Keempat, kenyataan bahwa wanita sebagai sosok manusia yang lemah dari sudut pandang agama dan akal, dapat kita pahami melalui beberapa pendekatan yang coba digambarkan oleh Nabi. Beliau mengatakan, lemah dalam akal artinya seorang wanita terkadang labil dalam mengambil sebuah keputusan akibat dari sensitifitas kejiwaannya. Dicontohkan seperti dalam persaksian, yang tentunya butuh keberanian maupun ketegasan dalam bersikap. Sedangkan lemah dalam agama menurut beliau nabi adalah keterbatasan wanita untuk melakukan ritualitas disebabkan banyak kendala ketika waktu-waktu tertentu. Hal ini disikapi sebagai acuan dasar peniadaan taklif bagi wanita dalam jihad , shalat Jumat, jamaah dan dalam bidang lainnya.

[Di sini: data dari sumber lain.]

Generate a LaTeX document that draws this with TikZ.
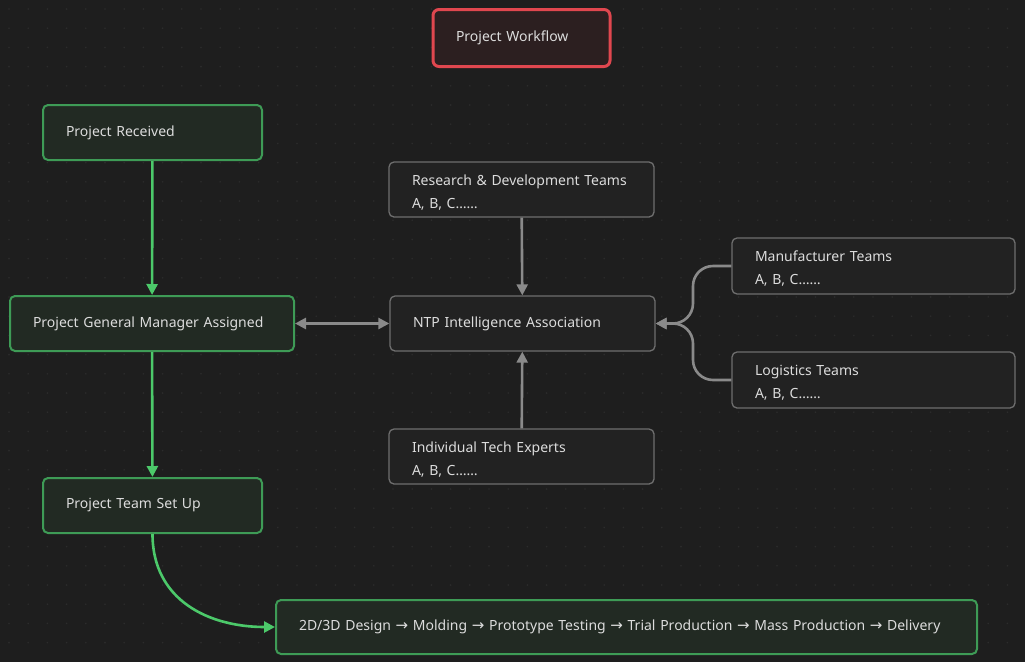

Kelima, secara kodrati wanita harus diakui punya daya tarik dan pesona alami. Dan di sisi lain lawan jenis mempunyai karakter aktif dan responsif, tegakah kita membiarkan dua sifat ini mengakibatkan goncangan sosial ketika bertemu di tengah situasi yang tidak kondusif ? atau kita anggap hal itu sebagai hal wajar, sehingga kita perlu mempertanyakan relevensi jilbab dalam konteks publik desensi (kepatutan umum). Kalau kita rasionalkan, rasanya wajar apabila syariat Islam menerapkan aturan keamanan sebagai langkah preventif. Mulai dari aspek ritualitas, sosial hingga masalah jihad, pola keamanan tetap menjadi prioritas yang tetap harus dijaga. Hingga kita tidak perlu mempertanyakan alasan larangan beribadah, berkarir, bepergian serta melakukan aktivitas lain ketika jaminan keamanan tidak bisa terpenuhi.

Ketika kita konsisten melaksanakan tatanan yang sudah ada dalam agama, tentang prinsip-prinsip kewanitaan, bukan problematika yang timbul. Akan tetapi stabilitas, kerukunan dan kondisi sosial keagamaan yang tertanam serta mengakar di tengah-tengah umat.